Warsaw football's mantra has been "Son, Student, Athlete."

Head coach Phil Jensen is focusing on the first of those three, deciding to step away from the sidelines and retire from coaching.

With two kids in college, and his son Michael playing football at Indiana Weslyan, Jensen hopes to spend more time visiting family.

“There's too much conflict between college football and high school football," he said. "I’ve got a short window left with my son to be able to watch him and that’s where I’ve got to go. This dad doesn’t want to miss a second of that with his kids.”

Of course, that means giving up a leadership role he's held for the better part of two decades.

The Penn High School and Butler University grad coached the Tigers in two stints: first from 1996-2003 and then his current tenure beginning in 2008.

The school voiced its support for Jensen's decision in a statement to ABC57.

“Tiger Athletics has been very fortunate to have a leader like Coach Jensen guiding our football program for these many years," said athletic director Dave Anson. "His passion for kids is sincere, and he has been instrumental in many positive initiatives and programs. Coach Jensen has embodied our football program's Son, Student, Athlete mantra fully and served as a positive model for many. We respect the difficulty of his decision to step down from this leadership role and head coaching position, and we wish coach Jensen nothing but the best.” 

That support is something Jensen says he has felt throughout his time at the school.

If there were a perfect time to step away, it was the completion of this past season.

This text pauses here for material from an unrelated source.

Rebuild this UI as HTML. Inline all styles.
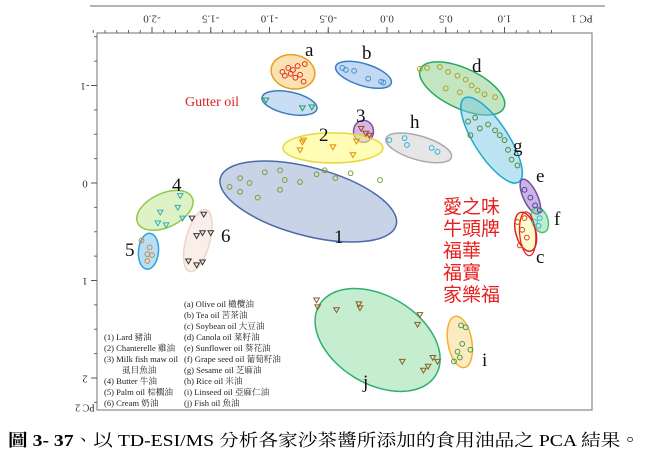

Jensen eclipsed the 100-win mark with the Tigers with a regular-season win against Elkhart Memorial. He then became Warsaw's all-time leader in coaching wins with his 104th and final victory, beating Chesterton in sectionals.

“I think God made a couple things happen this year that made it alright to say it was time to be done. When I came here, Warsaw was one of the few schools in the state that had never won a playoff game. To win the 104th one in a playoff game at home in our new stadium, that will be a special moment for me.”

Though he's leaving the sidelines, Jensen will continue working at WCHS, and still wants to stay active in his community.

“My kids were raised here. This is home. I’ll always be a part of this.”

No replacement or candidates have yet been named.